» **What is expected**:
Please transcribe the data that follows without the pictures, keeping every word the same.
*****
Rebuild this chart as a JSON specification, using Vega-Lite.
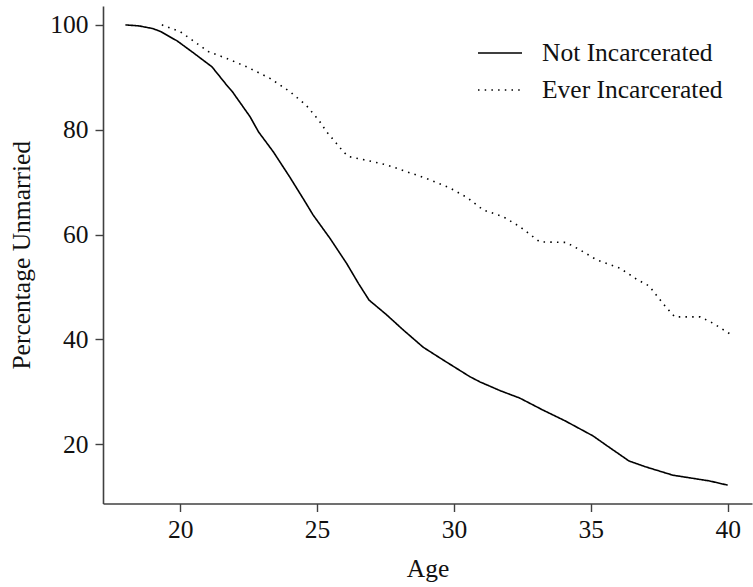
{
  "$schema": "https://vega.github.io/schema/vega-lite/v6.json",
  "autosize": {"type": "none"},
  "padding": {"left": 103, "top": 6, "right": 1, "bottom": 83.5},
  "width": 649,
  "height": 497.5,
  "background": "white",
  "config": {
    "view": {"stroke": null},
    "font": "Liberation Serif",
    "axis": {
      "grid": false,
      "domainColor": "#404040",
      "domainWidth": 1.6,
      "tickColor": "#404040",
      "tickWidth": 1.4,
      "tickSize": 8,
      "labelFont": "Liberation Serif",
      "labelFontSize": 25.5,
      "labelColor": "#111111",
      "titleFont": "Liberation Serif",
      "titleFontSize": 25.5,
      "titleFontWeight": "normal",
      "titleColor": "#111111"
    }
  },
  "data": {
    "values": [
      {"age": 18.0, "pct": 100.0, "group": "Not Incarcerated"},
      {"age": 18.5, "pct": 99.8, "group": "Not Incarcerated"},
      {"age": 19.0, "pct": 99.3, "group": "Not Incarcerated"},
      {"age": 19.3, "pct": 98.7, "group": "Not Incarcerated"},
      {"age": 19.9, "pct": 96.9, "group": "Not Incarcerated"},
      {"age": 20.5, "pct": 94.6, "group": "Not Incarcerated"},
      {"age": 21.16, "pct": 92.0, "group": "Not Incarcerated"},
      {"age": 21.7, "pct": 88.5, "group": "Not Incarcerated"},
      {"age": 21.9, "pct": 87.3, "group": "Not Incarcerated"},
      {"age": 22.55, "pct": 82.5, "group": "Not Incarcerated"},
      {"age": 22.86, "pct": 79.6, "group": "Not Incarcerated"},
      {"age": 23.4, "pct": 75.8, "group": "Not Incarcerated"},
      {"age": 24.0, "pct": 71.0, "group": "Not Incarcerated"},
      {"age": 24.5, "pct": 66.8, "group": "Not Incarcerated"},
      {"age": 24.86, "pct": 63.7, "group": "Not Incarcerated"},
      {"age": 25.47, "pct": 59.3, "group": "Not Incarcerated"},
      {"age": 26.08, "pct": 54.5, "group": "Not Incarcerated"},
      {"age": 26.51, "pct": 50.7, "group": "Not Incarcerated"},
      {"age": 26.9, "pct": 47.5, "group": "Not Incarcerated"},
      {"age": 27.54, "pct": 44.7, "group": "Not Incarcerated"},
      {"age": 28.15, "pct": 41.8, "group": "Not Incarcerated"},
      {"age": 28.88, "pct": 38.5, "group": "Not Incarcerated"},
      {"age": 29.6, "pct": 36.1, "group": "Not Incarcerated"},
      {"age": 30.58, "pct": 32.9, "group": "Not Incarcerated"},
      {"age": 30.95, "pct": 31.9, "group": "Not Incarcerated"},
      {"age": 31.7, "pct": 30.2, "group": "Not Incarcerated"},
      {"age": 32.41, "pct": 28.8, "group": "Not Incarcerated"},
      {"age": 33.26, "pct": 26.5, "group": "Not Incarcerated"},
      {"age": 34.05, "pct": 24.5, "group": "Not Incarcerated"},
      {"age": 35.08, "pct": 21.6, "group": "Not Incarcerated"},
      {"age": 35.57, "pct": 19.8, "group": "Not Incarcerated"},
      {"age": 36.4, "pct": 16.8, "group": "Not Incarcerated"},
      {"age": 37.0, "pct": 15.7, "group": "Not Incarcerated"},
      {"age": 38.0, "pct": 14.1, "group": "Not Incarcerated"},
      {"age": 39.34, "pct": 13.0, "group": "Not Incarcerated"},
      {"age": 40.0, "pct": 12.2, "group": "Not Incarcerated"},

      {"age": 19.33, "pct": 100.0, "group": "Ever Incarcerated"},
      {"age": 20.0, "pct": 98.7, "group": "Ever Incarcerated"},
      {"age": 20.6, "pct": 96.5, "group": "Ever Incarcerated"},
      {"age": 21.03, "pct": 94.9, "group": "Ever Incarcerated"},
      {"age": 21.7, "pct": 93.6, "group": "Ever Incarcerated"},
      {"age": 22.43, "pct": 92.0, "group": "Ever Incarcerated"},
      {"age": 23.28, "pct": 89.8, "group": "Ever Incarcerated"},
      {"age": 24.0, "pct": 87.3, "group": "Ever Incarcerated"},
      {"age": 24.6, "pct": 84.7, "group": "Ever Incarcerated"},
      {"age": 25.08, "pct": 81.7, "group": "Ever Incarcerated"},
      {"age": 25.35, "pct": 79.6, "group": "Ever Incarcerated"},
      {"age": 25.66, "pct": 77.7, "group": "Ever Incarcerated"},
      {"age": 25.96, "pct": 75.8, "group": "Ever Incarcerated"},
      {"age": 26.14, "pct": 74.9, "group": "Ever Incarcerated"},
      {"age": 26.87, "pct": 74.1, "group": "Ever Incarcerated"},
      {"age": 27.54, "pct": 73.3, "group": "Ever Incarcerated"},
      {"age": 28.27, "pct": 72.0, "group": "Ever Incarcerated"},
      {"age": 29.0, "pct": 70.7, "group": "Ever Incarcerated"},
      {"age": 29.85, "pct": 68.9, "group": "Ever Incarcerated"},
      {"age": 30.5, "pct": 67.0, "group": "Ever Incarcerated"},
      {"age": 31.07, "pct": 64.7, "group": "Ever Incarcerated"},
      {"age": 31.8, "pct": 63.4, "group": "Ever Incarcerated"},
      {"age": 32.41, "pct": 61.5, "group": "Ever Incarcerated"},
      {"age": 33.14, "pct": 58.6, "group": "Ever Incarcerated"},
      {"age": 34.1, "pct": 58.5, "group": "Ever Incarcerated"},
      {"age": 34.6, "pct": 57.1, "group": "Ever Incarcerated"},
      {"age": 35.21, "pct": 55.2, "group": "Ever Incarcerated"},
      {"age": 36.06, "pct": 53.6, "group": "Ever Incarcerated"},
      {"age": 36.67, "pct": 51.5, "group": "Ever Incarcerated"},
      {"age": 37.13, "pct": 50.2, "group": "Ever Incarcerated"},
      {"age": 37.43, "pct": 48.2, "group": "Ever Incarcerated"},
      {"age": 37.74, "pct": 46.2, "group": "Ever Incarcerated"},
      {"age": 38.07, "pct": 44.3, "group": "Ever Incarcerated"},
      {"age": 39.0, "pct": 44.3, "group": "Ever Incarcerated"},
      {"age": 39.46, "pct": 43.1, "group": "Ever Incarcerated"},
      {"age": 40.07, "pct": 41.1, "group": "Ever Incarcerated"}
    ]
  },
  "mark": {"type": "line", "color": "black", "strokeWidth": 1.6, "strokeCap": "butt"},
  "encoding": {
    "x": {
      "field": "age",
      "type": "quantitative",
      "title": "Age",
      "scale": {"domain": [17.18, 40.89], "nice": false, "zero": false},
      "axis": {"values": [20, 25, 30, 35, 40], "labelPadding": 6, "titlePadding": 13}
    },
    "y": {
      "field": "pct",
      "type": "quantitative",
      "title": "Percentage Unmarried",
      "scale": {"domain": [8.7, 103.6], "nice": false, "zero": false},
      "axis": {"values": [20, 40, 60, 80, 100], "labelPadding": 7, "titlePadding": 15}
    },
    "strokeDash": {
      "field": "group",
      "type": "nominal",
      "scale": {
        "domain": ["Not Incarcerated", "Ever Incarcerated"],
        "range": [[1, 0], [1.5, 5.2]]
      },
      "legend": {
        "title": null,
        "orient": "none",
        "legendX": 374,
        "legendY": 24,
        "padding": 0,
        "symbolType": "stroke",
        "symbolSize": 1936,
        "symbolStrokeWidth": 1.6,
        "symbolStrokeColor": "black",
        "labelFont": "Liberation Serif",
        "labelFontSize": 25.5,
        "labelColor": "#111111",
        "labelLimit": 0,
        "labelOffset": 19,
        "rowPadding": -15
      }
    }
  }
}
*****
» **Solution to this task**:
Rebuild this chart as a JSON specification, using Vega-Lite.
{
  "$schema": "https://vega.github.io/schema/vega-lite/v6.json",
  "autosize": {"type": "none"},
  "padding": {"left": 103, "top": 6, "right": 1, "bottom": 83.5},
  "width": 649,
  "height": 497.5,
  "background": "white",
  "config": {
    "view": {"stroke": null},
    "font": "Liberation Serif",
    "axis": {
      "grid": false,
      "domainColor": "#404040",
      "domainWidth": 1.6,
      "tickColor": "#404040",
      "tickWidth": 1.4,
      "tickSize": 8,
      "labelFont": "Liberation Serif",
      "labelFontSize": 25.5,
      "labelColor": "#111111",
      "titleFont": "Liberation Serif",
      "titleFontSize": 25.5,
      "titleFontWeight": "normal",
      "titleColor": "#111111"
    }
  },
  "data": {
    "values": [
      {"age": 18.0, "pct": 100.0, "group": "Not Incarcerated"},
      {"age": 18.5, "pct": 99.8, "group": "Not Incarcerated"},
      {"age": 19.0, "pct": 99.3, "group": "Not Incarcerated"},
      {"age": 19.3, "pct": 98.7, "group": "Not Incarcerated"},
      {"age": 19.9, "pct": 96.9, "group": "Not Incarcerated"},
      {"age": 20.5, "pct": 94.6, "group": "Not Incarcerated"},
      {"age": 21.16, "pct": 92.0, "group": "Not Incarcerated"},
      {"age": 21.7, "pct": 88.5, "group": "Not Incarcerated"},
      {"age": 21.9, "pct": 87.3, "group": "Not Incarcerated"},
      {"age": 22.55, "pct": 82.5, "group": "Not Incarcerated"},
      {"age": 22.86, "pct": 79.6, "group": "Not Incarcerated"},
      {"age": 23.4, "pct": 75.8, "group": "Not Incarcerated"},
      {"age": 24.0, "pct": 71.0, "group": "Not Incarcerated"},
      {"age": 24.5, "pct": 66.8, "group": "Not Incarcerated"},
      {"age": 24.86, "pct": 63.7, "group": "Not Incarcerated"},
      {"age": 25.47, "pct": 59.3, "group": "Not Incarcerated"},
      {"age": 26.08, "pct": 54.5, "group": "Not Incarcerated"},
      {"age": 26.51, "pct": 50.7, "group": "Not Incarcerated"},
      {"age": 26.9, "pct": 47.5, "group": "Not Incarcerated"},
      {"age": 27.54, "pct": 44.7, "group": "Not Incarcerated"},
      {"age": 28.15, "pct": 41.8, "group": "Not Incarcerated"},
      {"age": 28.88, "pct": 38.5, "group": "Not Incarcerated"},
      {"age": 29.6, "pct": 36.1, "group": "Not Incarcerated"},
      {"age": 30.58, "pct": 32.9, "group": "Not Incarcerated"},
      {"age": 30.95, "pct": 31.9, "group": "Not Incarcerated"},
      {"age": 31.7, "pct": 30.2, "group": "Not Incarcerated"},
      {"age": 32.41, "pct": 28.8, "group": "Not Incarcerated"},
      {"age": 33.26, "pct": 26.5, "group": "Not Incarcerated"},
      {"age": 34.05, "pct": 24.5, "group": "Not Incarcerated"},
      {"age": 35.08, "pct": 21.6, "group": "Not Incarcerated"},
      {"age": 35.57, "pct": 19.8, "group": "Not Incarcerated"},
      {"age": 36.4, "pct": 16.8, "group": "Not Incarcerated"},
      {"age": 37.0, "pct": 15.7, "group": "Not Incarcerated"},
      {"age": 38.0, "pct": 14.1, "group": "Not Incarcerated"},
      {"age": 39.34, "pct": 13.0, "group": "Not Incarcerated"},
      {"age": 40.0, "pct": 12.2, "group": "Not Incarcerated"},

      {"age": 19.33, "pct": 100.0, "group": "Ever Incarcerated"},
      {"age": 20.0, "pct": 98.7, "group": "Ever Incarcerated"},
      {"age": 20.6, "pct": 96.5, "group": "Ever Incarcerated"},
      {"age": 21.03, "pct": 94.9, "group": "Ever Incarcerated"},
      {"age": 21.7, "pct": 93.6, "group": "Ever Incarcerated"},
      {"age": 22.43, "pct": 92.0, "group": "Ever Incarcerated"},
      {"age": 23.28, "pct": 89.8, "group": "Ever Incarcerated"},
      {"age": 24.0, "pct": 87.3, "group": "Ever Incarcerated"},
      {"age": 24.6, "pct": 84.7, "group": "Ever Incarcerated"},
      {"age": 25.08, "pct": 81.7, "group": "Ever Incarcerated"},
      {"age": 25.35, "pct": 79.6, "group": "Ever Incarcerated"},
      {"age": 25.66, "pct": 77.7, "group": "Ever Incarcerated"},
      {"age": 25.96, "pct": 75.8, "group": "Ever Incarcerated"},
      {"age": 26.14, "pct": 74.9, "group": "Ever Incarcerated"},
      {"age": 26.87, "pct": 74.1, "group": "Ever Incarcerated"},
      {"age": 27.54, "pct": 73.3, "group": "Ever Incarcerated"},
      {"age": 28.27, "pct": 72.0, "group": "Ever Incarcerated"},
      {"age": 29.0, "pct": 70.7, "group": "Ever Incarcerated"},
      {"age": 29.85, "pct": 68.9, "group": "Ever Incarcerated"},
      {"age": 30.5, "pct": 67.0, "group": "Ever Incarcerated"},
      {"age": 31.07, "pct": 64.7, "group": "Ever Incarcerated"},
      {"age": 31.8, "pct": 63.4, "group": "Ever Incarcerated"},
      {"age": 32.41, "pct": 61.5, "group": "Ever Incarcerated"},
      {"age": 33.14, "pct": 58.6, "group": "Ever Incarcerated"},
      {"age": 34.1, "pct": 58.5, "group": "Ever Incarcerated"},
      {"age": 34.6, "pct": 57.1, "group": "Ever Incarcerated"},
      {"age": 35.21, "pct": 55.2, "group": "Ever Incarcerated"},
      {"age": 36.06, "pct": 53.6, "group": "Ever Incarcerated"},
      {"age": 36.67, "pct": 51.5, "group": "Ever Incarcerated"},
      {"age": 37.13, "pct": 50.2, "group": "Ever Incarcerated"},
      {"age": 37.43, "pct": 48.2, "group": "Ever Incarcerated"},
      {"age": 37.74, "pct": 46.2, "group": "Ever Incarcerated"},
      {"age": 38.07, "pct": 44.3, "group": "Ever Incarcerated"},
      {"age": 39.0, "pct": 44.3, "group": "Ever Incarcerated"},
      {"age": 39.46, "pct": 43.1, "group": "Ever Incarcerated"},
      {"age": 40.07, "pct": 41.1, "group": "Ever Incarcerated"}
    ]
  },
  "mark": {"type": "line", "color": "black", "strokeWidth": 1.6, "strokeCap": "butt"},
  "encoding": {
    "x": {
      "field": "age",
      "type": "quantitative",
      "title": "Age",
      "scale": {"domain": [17.18, 40.89], "nice": false, "zero": false},
      "axis": {"values": [20, 25, 30, 35, 40], "labelPadding": 6, "titlePadding": 13}
    },
    "y": {
      "field": "pct",
      "type": "quantitative",
      "title": "Percentage Unmarried",
      "scale": {"domain": [8.7, 103.6], "nice": false, "zero": false},
      "axis": {"values": [20, 40, 60, 80, 100], "labelPadding": 7, "titlePadding": 15}
    },
    "strokeDash": {
      "field": "group",
      "type": "nominal",
      "scale": {
        "domain": ["Not Incarcerated", "Ever Incarcerated"],
        "range": [[1, 0], [1.5, 5.2]]
      },
      "legend": {
        "title": null,
        "orient": "none",
        "legendX": 374,
        "legendY": 24,
        "padding": 0,
        "symbolType": "stroke",
        "symbolSize": 1936,
        "symbolStrokeWidth": 1.6,
        "symbolStrokeColor": "black",
        "labelFont": "Liberation Serif",
        "labelFontSize": 25.5,
        "labelColor": "#111111",
        "labelLimit": 0,
        "labelOffset": 19,
        "rowPadding": -15
      }
    }
  }
}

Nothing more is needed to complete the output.